104% Return Possible With This Gold Play

You’ve no doubt read several doom and gloom articles already here in 2019. Likely, you’ve also already read a few contrarian bullish outlooks for the new year as well. There’s something missing from all of this conversation, however… actual analysis.

You see, when markets become volatile, like we’ve seen over the last month or so, financial journalists and sensationalists come out of the woodwork and begin prognosticating about its future, as if the entire market always moves all in one direction at all times.

The truth is, there are going to be certain sectors that perform well and others that just don’t. That’s how it’s always worked. This recent market slump has once again taken the much-needed detailed analysis out of the market forecasts. That’s a shame, since this is the time of year we get the most of them.

Fortunately, when markets become so separated from reality, it does leave unique opportunities in its wake. One of these opportunities is in a sector that should be doing extremely well right now: mining stocks.

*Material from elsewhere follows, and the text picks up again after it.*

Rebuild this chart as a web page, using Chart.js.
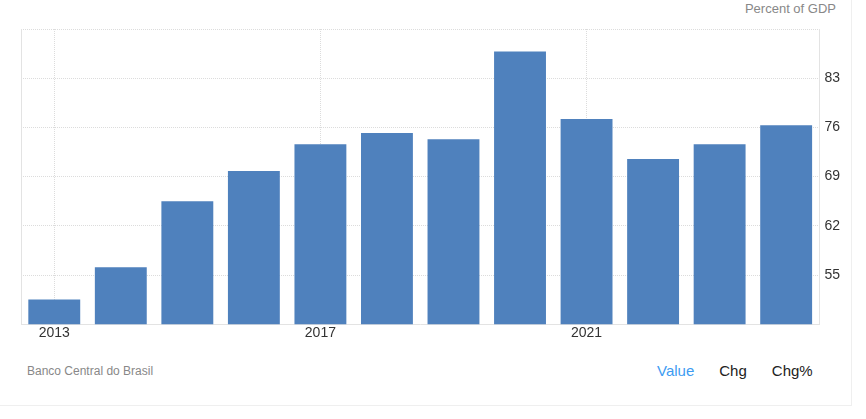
<!DOCTYPE html>
<html lang="en">
<head>
  <meta charset="UTF-8">
  <title>Brazil Government Debt to GDP</title>
  <script src="https://cdn.jsdelivr.net/npm/chart.js"></script>
  <style>
    body { margin: 0; background: #fff; font-family: Arial, "Liberation Sans", sans-serif; }
    .frame { position: relative; width: 851px; height: 405px; border-right: 1px solid #efefef; border-bottom: 1px solid #efefef; }
    .chart-box { position: absolute; left: 0; top: 0; width: 866px; height: 360px; }
    .unit { position: absolute; right: 15px; top: 1px; font-size: 13px; color: #888; }
    .source { position: absolute; left: 27px; top: 364px; font-size: 12px; color: #888; }
    .tabs { position: absolute; left: 657px; top: 362px; font-size: 15px; color: #222; }
    .tabs span { margin-right: 25px; }
    .tabs .active { color: #3d9cf2; }
  </style>
</head>
<body>
  <div class="frame">
    <div class="unit">Percent of GDP</div>
    <div class="chart-box"><canvas id="chart"></canvas></div>
    <div class="source">Banco Central do Brasil</div>
    <div class="tabs"><span class="active">Value</span><span>Chg</span><span>Chg%</span></div>
  </div>
  <script>
    const years = ['2013', '2014', '2015', '2016', '2017', '2018', '2019', '2020', '2021', '2022', '2023', '2024'];
    const debtToGdp = [51.5, 56.1, 65.5, 69.8, 73.6, 75.2, 74.3, 86.8, 77.2, 71.5, 73.6, 76.3];
    const shownYears = ['2013', '2017', '2021'];
    const shownValues = [55, 62, 69, 76, 83];

    // light solid line on the left edge of the plot area
    const leftEdge = {
      id: 'leftEdge',
      afterDraw(chart) {
        const { ctx, chartArea } = chart;
        ctx.save();
        ctx.strokeStyle = '#e3e3e3';
        ctx.lineWidth = 1;
        ctx.beginPath();
        ctx.moveTo(Math.round(chartArea.left) + 0.5, chartArea.top);
        ctx.lineTo(Math.round(chartArea.left) + 0.5, chartArea.bottom);
        ctx.stroke();
        ctx.restore();
      }
    };

    new Chart(document.getElementById('chart'), {
      type: 'bar',
      data: {
        labels: years,
        datasets: [{
          label: 'Value',
          data: debtToGdp,
          backgroundColor: '#4f81bd',
          barPercentage: 0.78,
          categoryPercentage: 1.0
        }]
      },
      options: {
        responsive: true,
        maintainAspectRatio: false,
        animation: false,
        layout: { padding: { left: 21, top: 29, right: 21, bottom: 17 } },
        plugins: { legend: { display: false }, tooltip: { enabled: false } },
        scales: {
          x: {
            grid: {
              offset: false,
              drawTicks: false,
              color: ctx => shownYears.includes(years[ctx.index]) ? '#dcdcdc' : 'transparent'
            },
            border: { color: '#e3e3e3', dash: [1, 1] },
            ticks: {
              autoSkip: false,
              maxRotation: 0,
              padding: 1,
              color: '#333',
              font: { family: 'Arial, "Liberation Sans", sans-serif', size: 14 },
              callback: (v, i) => shownYears.includes(years[i]) ? years[i] : ''
            }
          },
          y: {
            position: 'right',
            min: 48,
            max: 90,
            grid: { drawTicks: false, color: '#dcdcdc' },
            border: { color: '#e3e3e3', dash: [1, 1] },
            ticks: {
              stepSize: 7,
              padding: 5,
              color: '#333',
              font: { family: 'Arial, "Liberation Sans", sans-serif', size: 14 },
              callback: v => shownValues.includes(v) ? String(v) : ''
            }
          }
        }
      },
      plugins: [leftEdge]
    });
  </script>
</body>
</html>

Historically, anything gold or silver related is the it thing when markets slump. The idea is straightforward: investors fear stocks sliding, so they fall back to safe places like Treasuries and gold.

To some extent that’s been sort of happening in Treasuries, but in a worrying fashion. Despite the rising interest rates forced on the market by the Fed, investors have been narrowing the Treasury yield curve:


This means that investors are buying longer-term protection from market woes in the form of 10, 20 and 30-year Treasuries. Many fear this flattening of yields or the potential even for a full inversion will be the frontrunner to an actual recession. But that’s a topic for another day.

For mining stocks, the story is a bit different. Sure, they haven’t performed terribly compared to the rest of the market. But instead of not so bad, they should be rising considerably if investors are indeed so scared of today’s investment environment.


As you can see, the Vaneck Vectors Gold Mining ETF (GDX) (in black) has recovered all of its losses compared to the S&P 500 (ironically in gold) during the second half of 2018. But it could be easily argued that this performance has been late and not yet finished.

A lot could still happen in this new year. President Trump could come out as a true dealmaker, cutting deals with the Democrats in the House, China on tariffs and the Fed to halt further rate hikes. But the opposite is just as likely… that 2019 will be just as messy for all involved.

If that’s the case, and chaos continues to surround the investment community, gold stocks are the place to be… at least in the short term.

As we noted, they haven’t been getting the headlines they deserve. Investors should be flocking to them in this volatile period. But as the above chart shows… that may be just starting.

A Strategy For Short Term Bulls

The real question you should be asking yourself if you believe precious metals prices will rise is how to invest.

You could simply pick up shares of a few mining stocks. But individual miners come with some serious risks. A vein could dry up, regulators could shutter a mine or a foreign government could nationalize its whole operations somewhere.

Alternatively, you could buy shares of an ETF like GDX. But as we’ve often discussed, that means a longer-term commitment and more money to get started than many of us prefer.

So, once again, we fall back on one of our favorite strategies for securities we believe will rise in the short term: a bull call spread.

A trader enters a bull call spread by buying a call option on a stock or ETF he believes will rise with a strike price near its current trading price. He then sells a call option with a higher strike price but the same expiration date.

The money he collects from the call he sold offsets the amount of money spent to enter the call option he bought. It limits the upside profit potential, sure. But it also limits the amount of capital at risk and the amount to enter the trade, which are the same.

The initial outlay is the total risk in each bull call spread. The maximum profit potential is found by take the difference in strike prices and subtracting this cost.

Here’s a good graph to give you an idea of how this plays out:


Source: The Options Industry Council

Let’s take a look at a specific example of a bull call spread on this gold play…

A Specific Trade For GDX

As noted above, GDX gives us a good basket of gold miners to look at. It has all the majors and quite a few smaller ones, as well. As more investors fall back to the safety and security of the yellow stuff in uncertain times, GDX is definitely one place that’ll do well.

It is trading just over $21 per share. So, that’s the best place to start.

A trader looking to use a bull call spread on GDX could buy a January 18 $21 call for $0.79 per share and sell a January 18 $22 call for $0.30 per share. This results in a cost of $0.49 per share. Since each contract represents 100 shares, that’s $49 for this trade.

That’s the most at risk here… $49.

The maximum profit this trader could make if shares do rise above $22, which isn’t too hard of a stretch, is found by that formula above. Take the difference in strike prices ($22 – $21 = $1) and subtract the entry cost ($1 – $0.49 = $0.51).  So, per contract, that’s a maximum profit potential of $51.

That works out to a return of 104.1% on the total amount of risk during the three weeks of this trade. With investors just now starting to come over to the safety of gold — at least until we get answers on the government shutdown, the trade war with China and so much else — that’s a nice potential return on a set and known limited risk.